2\. This requires an extension of systems theory. The first steps in systems theory were taken in connexion with the analysis of internal processes in organisms, or organizations, which involved relating parts to the whole. Most of these problems could be dealt with through closed-system models. The next steps were taken when wholes had to be related to their environments. This led to open-system models, such as that introduced by von Bertalanffy, involving a general transport equation. Though this enables exchange processes between the organism, or organization, and elements in its environment to be dealt with, it does not deal with those processes in the environment itself which are the determining conditions of the exchanges. To analyse these an additional concept - the causal texture of the environment - is needed.

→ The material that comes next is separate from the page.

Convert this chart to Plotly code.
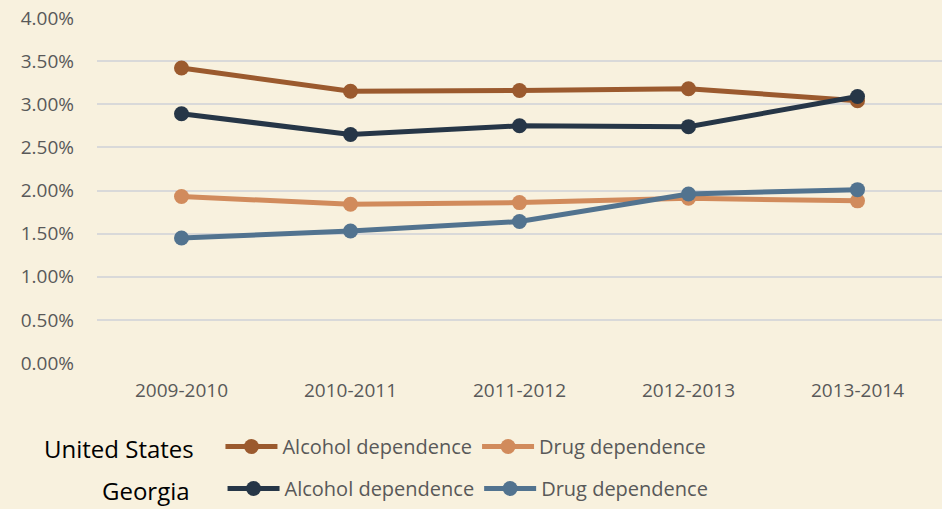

3\. The laws connecting parts of the environment to each other are often incommensurate with those connecting parts of the organization to each other, or even those which govern exchanges. Case history I illustrates this and shows the dangers and difficulties that arise when there is a rapid and gross increase in the area of relevant uncertainty, a characteristic feature of many contemporary environments. [p. 255]
4\. Organizational environments differ in their causal texture, both as regards degree of uncertainty and in many other important respects. A typology is suggested which identifies four 'ideal types', approximations to which exist simultaneously in the 'real world' of most organizations, though the weighting varies enormously .... [p. 256] [....]
5\. Case history II is presented to illustrate problems of the transition from type 3 to type 4. The perspective of the four environmental types is used to clarify the role of Theory X and Theory Y as representing a trend in value change. The establishment of a new set of values is a slow social process requiring something like a generation - unless new means can be developed.